Don't include pictures. Quote the lines below from the first through the line that contains "anchor=base] at (361pt,298pt)".
[BEGIN DATA]
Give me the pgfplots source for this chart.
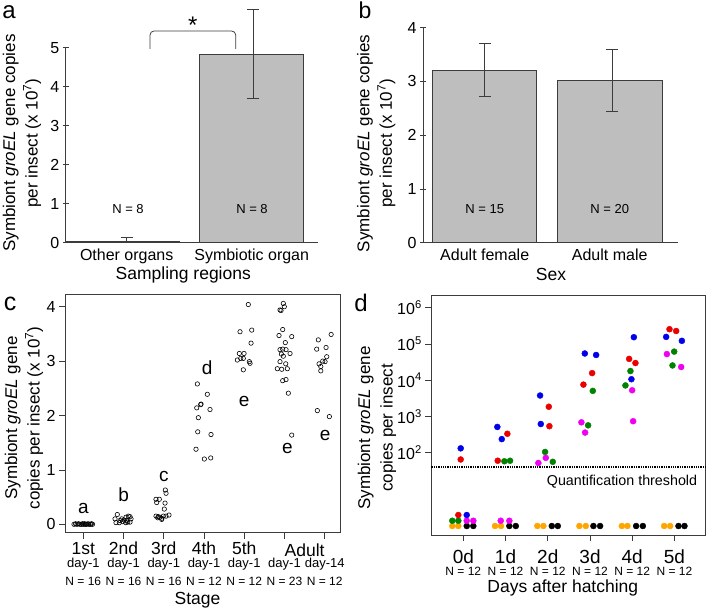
\documentclass[border=0pt]{standalone}
\usepackage{fontspec}
\setmainfont{Liberation Sans}
\usepackage{pgfplots}
\pgfplotsset{compat=1.18}

\definecolor{axgray}{RGB}{60,60,60}
\definecolor{bargray}{RGB}{190,190,190}
\definecolor{pblue}{RGB}{0,0,235}
\definecolor{pred}{RGB}{235,0,0}
\definecolor{pgreen}{RGB}{0,130,0}
\definecolor{pmag}{RGB}{240,0,240}
\definecolor{porange}{RGB}{255,165,0}
\newcommand{\fs}[1]{\fontsize{#1}{#1}\selectfont}

\tikzset{rowlab/.style={inner sep=0pt}}
\pgfplotsset{
  panel/.style={
    scale only axis, clip=false, anchor=south west,
    axis line style={axgray, line width=0.8pt},
    tick style={axgray, line width=0.8pt},
    tick align=outside, major tick length=6pt,
    ticklabel style={font=\fs{16}},
    ylabel style={align=center, font=\fontsize{17}{22.5}\selectfont, anchor=center},
    xlabel style={font=\fs{17.5}, anchor=center},
  },
  barpanel/.style={
    panel, axis x line=bottom, axis y line=left, axis line style={-},
    x tick style={draw=none},
  },
  ebar/.style={axgray, line width=0.8pt, mark=none, forget plot,
    error bars/.cd, y dir=#1, y explicit,
    error bar style={axgray, line width=0.8pt},
    error mark options={rotate=90, axgray, mark size=6pt, line width=0.8pt}},
  dots/.style={only marks, mark=*, mark size=3pt, mark options={draw=#1, fill=#1}},
}

\begin{document}
\begin{tikzpicture}
\path[use as bounding box] (0,0) rectangle (706pt,610pt);

% panel letters
\node[font=\fs{24}, inner sep=0pt, anchor=base] at (9pt,591pt) {a};
\node[font=\fs{23}, inner sep=0pt, anchor=base] at (365pt,591pt) {b};
\node[font=\fs{25}, inner sep=0pt, anchor=base] at (10pt,299pt) {c};
\node[font=\fs{24}, inner sep=0pt, anchor=base] at (361pt,298pt) {d};

% ---------- a ----------
\begin{axis}[barpanel, at={(65.7pt,367.3pt)}, width=252.3pt, height=195pt,
  xmin=0, xmax=252.3, ymin=0, ymax=5,
  xtick={61,186}, xticklabels={Other organs,Symbiotic organ},
  ytick={0,1,2,3,4,5}, yticklabels={0,1,2,3,4,5},
  ylabel={Symbiont \textit{groEL} gene copies\\per insect (x 10\textsuperscript{7})},
  ylabel style={at={(axis description cs:-0.173,0.511)}},
  xlabel={Sampling regions},
  xlabel style={at={(axis description cs:0.466,-0.166)}},
]
\addplot[ybar, bar shift=0pt, bar width=113.3, fill=bargray, draw=axgray] coordinates {(56.7,0.05)};
\addplot[ybar, bar shift=0pt, bar width=104, fill=bargray, draw=axgray] coordinates {(185.6,4.84)};
\addplot[ebar=plus] coordinates {(61,0.05) +- (0,0.09)};
\addplot[ebar=both] coordinates {(187.6,4.835) +- (0,1.145)};
\node[font=\fs{13}] at (axis cs:62.3,0.86) {N = 8};
\node[font=\fs{13}] at (axis cs:186.3,0.86) {N = 8};
\draw[axgray, line width=0.8pt, rounded corners=4pt]
  (axis cs:84.3,4.967) -- (axis cs:84.3,5.428) -- (axis cs:170,5.428) -- (axis cs:170,4.967);
\node[font=\fs{24}] at (axis cs:127,5.58) {*};
\end{axis}

% ---------- b ----------
\begin{axis}[barpanel, at={(423pt,367.3pt)}, width=255pt, height=215pt,
  xmin=0, xmax=255, ymin=0, ymax=4,
  xtick={61.7,186.7}, xticklabels={Adult female,Adult male},
  ytick={0,1,2,3,4}, yticklabels={0,1,2,3,4},
  ylabel={Symbiont \textit{groEL} gene copies\\per insect (x 10\textsuperscript{7})},
  ylabel style={at={(axis description cs:-0.183,0.462)}},
  xlabel={Sex},
  xlabel style={at={(axis description cs:0.502,-0.146)}},
]
\addplot[ybar, bar shift=0pt, bar width=104.3, fill=bargray, draw=axgray] coordinates {(61.2,3.21)};
\addplot[ybar, bar shift=0pt, bar width=105, fill=bargray, draw=axgray] coordinates {(186.8,3.02)};
\addplot[ebar=both] coordinates {(61.7,3.21) +- (0,0.49)};
\addplot[ebar=both] coordinates {(189.3,3.015) +- (0,0.575)};
\node[font=\fs{13}] at (axis cs:61.7,0.63) {N = 15};
\node[font=\fs{13}] at (axis cs:186.7,0.63) {N = 20};
\end{axis}

% ---------- c ----------
\begin{axis}[panel, at={(65pt,77.3pt)}, width=275pt, height=238.4pt,
  xmin=0.545, xmax=7.38, ymin=-0.1544, ymax=4.228,
  xtick pos=bottom, ytick pos=left,
  xtick={1,2,3,4,5,6,7}, xticklabels={1st,2nd,3rd,4th,5th,{},{}},
  xticklabel style={font=\fs{17.5}},
  ytick={0,1,2,3,4}, yticklabels={0,1,2,3,4},
  ylabel={Symbiont \textit{groEL} gene\\copies per insect (x 10\textsuperscript{7})},
  ylabel style={at={(axis description cs:-0.149,0.481)}},
  xlabel={Stage},
  xlabel style={at={(axis description cs:0.482,-0.282)}},
  mark options={line width=0.6pt},
]
\addplot[only marks, mark=o, mark size=2.2pt, black] coordinates {
(0.769,0.00) (0.806,0.01) (0.843,0.00) (0.881,0.01) (0.918,0.00) (0.955,0.00)
(0.980,0.01) (1.005,0.00) (1.030,0.01) (1.055,0.00) (1.080,0.00) (1.117,0.01)
(1.142,0.00) (1.179,0.00) (1.204,0.01) (1.229,0.00)};
\addplot[only marks, mark=o, mark size=2.2pt, black] coordinates {
(1.845,0.18) (1.788,0.10) (1.813,0.03) (1.913,0.07) (1.955,0.10) (2.012,0.08)
(2.061,0.13) (2.079,0.07) (2.119,0.15) (2.161,0.14) (2.186,0.10) (2.161,0.04)
(2.054,0.03) (1.979,0.05) (1.895,0.03) (2.104,0.04)};
\addplot[only marks, mark=o, mark size=2.2pt, black] coordinates {
(2.807,0.46) (2.889,0.46) (2.824,0.40) (3.038,0.63) (3.056,0.57) (3.031,0.39)
(3.013,0.28) (2.807,0.15) (2.864,0.14) (2.907,0.13) (2.949,0.11) (2.989,0.15)
(3.056,0.15) (3.130,0.17) (2.949,0.09) (2.849,0.12)};
\addplot[only marks, mark=o, mark size=2.2pt, black] coordinates {
(3.834,2.58) (4.082,2.39) (3.926,2.21) (3.819,2.14) (3.918,2.20) (4.149,2.11)
(3.859,1.96) (3.844,1.70) (4.174,1.65) (3.801,1.38) (4.008,1.20) (4.167,1.22)};
\addplot[only marks, mark=o, mark size=2.2pt, black] coordinates {
(5.101,4.04) (4.895,3.54) (5.186,3.57) (5.169,3.33) (4.878,3.14) (4.995,3.14)
(4.913,3.05) (4.977,3.05) (4.828,3.02) (5.126,2.99) (5.144,2.96) (4.977,2.84)};
\addplot[only marks, mark=o, mark size=2.2pt, black] coordinates {
(5.971,4.06) (5.996,4.00) (5.889,3.94) (5.914,3.93) (5.956,3.58) (5.864,3.47)
(6.180,3.45) (6.021,3.34) (5.889,3.21) (5.956,3.22) (6.038,3.21) (5.922,3.13)
(6.138,3.14) (5.971,3.09) (5.889,2.99) (6.031,2.95) (5.931,2.85) (6.071,2.86)
(5.822,2.86) (5.956,2.64) (6.038,2.66) (6.096,2.41) (6.180,1.64)};
\addplot[only marks, mark=o, mark size=2.2pt, black] coordinates {
(7.160,3.49) (6.841,3.39) (6.801,3.22) (7.033,3.25) (7.050,3.08) (7.008,2.99)
(6.951,3.00) (6.859,2.95) (6.902,2.90) (6.902,2.82) (6.817,2.09) (7.116,1.98)};
% group letters
\node[font=\fs{19}] at (axis cs:1,0.29) {a};
\node[font=\fs{19}] at (axis cs:2,0.54) {b};
\node[font=\fs{19}] at (axis cs:3,0.875) {c};
\node[font=\fs{19}] at (axis cs:4.08,2.87) {d};
\node[font=\fs{19}] at (axis cs:5,2.25) {e};
\node[font=\fs{19}] at (axis cs:6.07,1.40) {e};
\node[font=\fs{19}] at (axis cs:7.01,1.64) {e};
% second and third label rows
\node[rowlab, font=\fs{17.5}] at (axis cs:6.5,-0.1544) [yshift=-17.3pt] {Adult};
\node[rowlab, font=\fs{13}] at (axis cs:1,-0.1544) [yshift=-31.8pt] {day-1};
\node[rowlab, font=\fs{13}] at (axis cs:2,-0.1544) [yshift=-31.8pt] {day-1};
\node[rowlab, font=\fs{13}] at (axis cs:3,-0.1544) [yshift=-31.8pt] {day-1};
\node[rowlab, font=\fs{13}] at (axis cs:4,-0.1544) [yshift=-31.8pt] {day-1};
\node[rowlab, font=\fs{13}] at (axis cs:5,-0.1544) [yshift=-31.8pt] {day-1};
\node[rowlab, font=\fs{13}] at (axis cs:6,-0.1544) [yshift=-31.8pt] {day-1};
\node[rowlab, font=\fs{13}] at (axis cs:7,-0.1544) [yshift=-31.8pt] {day-14};
\node[rowlab, font=\fs{12}] at (axis cs:1,-0.1544) [yshift=-49pt] {N = 16};
\node[rowlab, font=\fs{12}] at (axis cs:2,-0.1544) [yshift=-49pt] {N = 16};
\node[rowlab, font=\fs{12}] at (axis cs:3,-0.1544) [yshift=-49pt] {N = 16};
\node[rowlab, font=\fs{12}] at (axis cs:4,-0.1544) [yshift=-49pt] {N = 12};
\node[rowlab, font=\fs{12}] at (axis cs:5,-0.1544) [yshift=-49pt] {N = 12};
\node[rowlab, font=\fs{12}] at (axis cs:6,-0.1544) [yshift=-49pt] {N = 23};
\node[rowlab, font=\fs{12}] at (axis cs:7,-0.1544) [yshift=-49pt] {N = 12};
\end{axis}

% ---------- d ----------
\begin{axis}[panel, at={(431.3pt,75pt)}, width=274pt, height=240pt,
  xmin=-0.758, xmax=5.73, ymode=log, ymin=0.533, ymax=2.27e6,
  yminorticks=false, xtick pos=bottom, ytick pos=left,
  xtick={0,1,2,3,4,5}, xticklabels={0d,1d,2d,3d,4d,5d},
  xticklabel style={font=\fs{19}, yshift=-5pt},
  ytick={1e2,1e3,1e4,1e5,1e6},
  yticklabels={10\textsuperscript{2},10\textsuperscript{3},10\textsuperscript{4},10\textsuperscript{5},10\textsuperscript{6}},
  yticklabel style={font=\fs{16}},
  ylabel={Symbiont \textit{groEL} gene\\copies per insect},
  ylabel style={at={(axis description cs:-0.198,0.446)}},
  xlabel={Days after hatching},
  xlabel style={at={(axis description cs:0.48,-0.222)}},
]
\addplot[densely dotted, line width=1.3pt, black, forget plot] coordinates {(-0.758,40.3) (5.73,40.3)};
\node[font=\fs{14.3}, anchor=east] at (axis cs:5.62,16.3) {Quantification threshold};
\addplot[dots=porange] coordinates {
(-0.261,0.944) (-0.118,0.944) (0.751,0.944) (0.893,0.944) (1.754,0.944) (1.896,0.944)
(2.749,0.944) (2.900,0.944) (3.754,0.944) (3.886,0.944) (4.756,0.944) (4.898,0.944)};
\addplot[dots=black] coordinates {
(0.081,0.944) (0.237,0.944) (1.090,0.944) (1.242,0.944) (2.095,0.944) (2.237,0.944)
(3.081,0.944) (3.239,0.944) (4.092,0.944) (4.251,0.944) (5.095,0.944) (5.237,0.944)};
\addplot[dots=pgreen] coordinates {
(-0.261,1.32) (-0.118,1.32) (0.972,58) (1.107,60) (1.936,105) (2.118,56)
(3.066,5100) (2.955,570) (3.957,18000) (3.839,7200) (4.993,62000) (4.953,25700)};
\addplot[dots=pmag] coordinates {
(0.081,1.32) (0.237,1.32) (0.886,1.32) (1.090,1.32) (1.777,52) (1.953,72)
(2.796,690) (2.884,360) (3.998,5300) (4.021,740) (4.820,53000) (5.159,23300)};
\addplot[dots=pred] coordinates {
(-0.118,1.90) (-0.062,65) (1.043,333) (0.815,60) (2.024,1860) (2.038,540)
(2.844,7600) (3.050,15800) (3.927,39000) (4.076,30000) (4.882,258000) (5.040,230000)};
\addplot[dots=pblue] coordinates {
(0.081,1.90) (-0.062,132) (0.806,515) (0.910,237) (1.818,3800) (1.834,620)
(2.877,55000) (3.145,50000) (4.038,155000) (3.981,10700) (4.803,158000) (5.175,123000)};
\pgfplotsinvokeforeach{0,1,2,3,4,5}{
  \node[font=\fs{12}] at (axis cs:#1,0.533) [yshift=-36.7pt] {N = 12};
}
\end{axis}
\end{tikzpicture}
\end{document}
[END DATA]
▶ _RESULT BELOW_
Give me the pgfplots source for this chart.
\documentclass[border=0pt]{standalone}
\usepackage{fontspec}
\setmainfont{Liberation Sans}
\usepackage{pgfplots}
\pgfplotsset{compat=1.18}

\definecolor{axgray}{RGB}{60,60,60}
\definecolor{bargray}{RGB}{190,190,190}
\definecolor{pblue}{RGB}{0,0,235}
\definecolor{pred}{RGB}{235,0,0}
\definecolor{pgreen}{RGB}{0,130,0}
\definecolor{pmag}{RGB}{240,0,240}
\definecolor{porange}{RGB}{255,165,0}
\newcommand{\fs}[1]{\fontsize{#1}{#1}\selectfont}

\tikzset{rowlab/.style={inner sep=0pt}}
\pgfplotsset{
  panel/.style={
    scale only axis, clip=false, anchor=south west,
    axis line style={axgray, line width=0.8pt},
    tick style={axgray, line width=0.8pt},
    tick align=outside, major tick length=6pt,
    ticklabel style={font=\fs{16}},
    ylabel style={align=center, font=\fontsize{17}{22.5}\selectfont, anchor=center},
    xlabel style={font=\fs{17.5}, anchor=center},
  },
  barpanel/.style={
    panel, axis x line=bottom, axis y line=left, axis line style={-},
    x tick style={draw=none},
  },
  ebar/.style={axgray, line width=0.8pt, mark=none, forget plot,
    error bars/.cd, y dir=#1, y explicit,
    error bar style={axgray, line width=0.8pt},
    error mark options={rotate=90, axgray, mark size=6pt, line width=0.8pt}},
  dots/.style={only marks, mark=*, mark size=3pt, mark options={draw=#1, fill=#1}},
}

\begin{document}
\begin{tikzpicture}
\path[use as bounding box] (0,0) rectangle (706pt,610pt);

% panel letters
\node[font=\fs{24}, inner sep=0pt, anchor=base] at (9pt,591pt) {a};
\node[font=\fs{23}, inner sep=0pt, anchor=base] at (365pt,591pt) {b};
\node[font=\fs{25}, inner sep=0pt, anchor=base] at (10pt,299pt) {c};
\node[font=\fs{24}, inner sep=0pt, anchor=base] at (361pt,298pt) {d};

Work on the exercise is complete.